ELI5: Explain Like I'm 5

Energy return on energy invested

When you want to do something, like play with your toys or run around outside, you need energy in your body to do it. Energy is what gives you the power to do things.

Similarly, when grown-ups want to do something, like drive cars or use electricity in their homes, they also need energy. But, the energy they use usually comes from sources like coal, oil, and gas.

The problem with those sources is that they don't just give us energy automatically. To get the energy out of them, we need to do work to extract it-- like digging up coal or drilling for oil, which takes energy itself.

The Energy Return on Energy Invested (EROEI, for short) is like a scorecard for how much energy we get out for the energy we put in. It's all about measuring how much energy we get from a source, like coal, compared to how much energy we had to use to get it.

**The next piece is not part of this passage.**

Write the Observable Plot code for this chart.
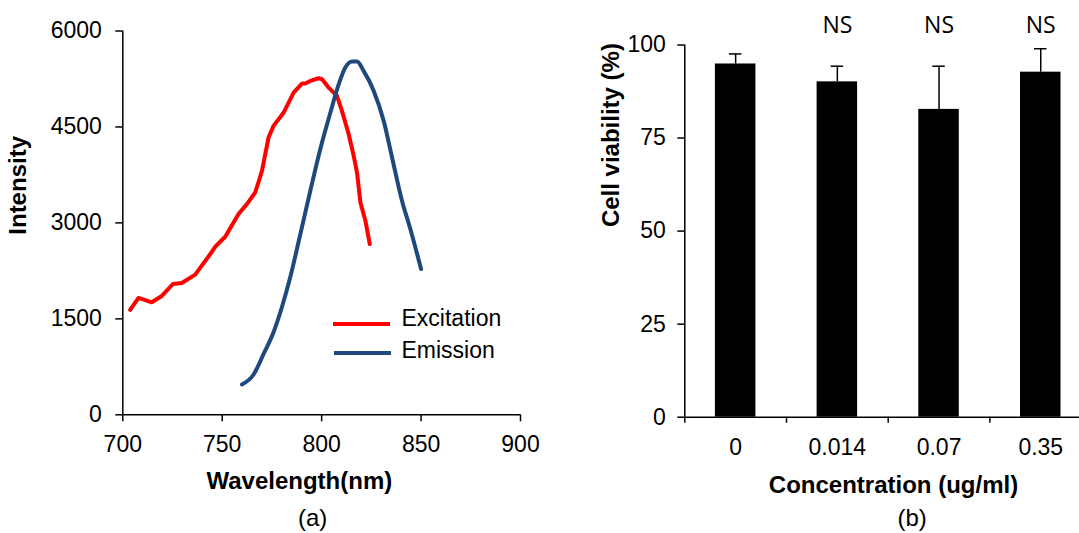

For example, imagine you had a toy car that was powered by a battery. If you used a lot of energy to build the battery in the first place but only got a little bit of energy out of it when using the car, then the EROEI would be low.

But, if you had a toy car that was powered by a solar panel, and it gave you lots of energy but you only had to use a little bit of energy setting it up, then the EROEI would be high.

So, when grown-ups think about where to get their energy from, they want to try and find sources with a high EROEI. That way, they can get a lot of energy without using too much themselves.

Overall, EROEI helps people to understand the efficiency of different energy sources and helps to guide decisions about which ones are best to use.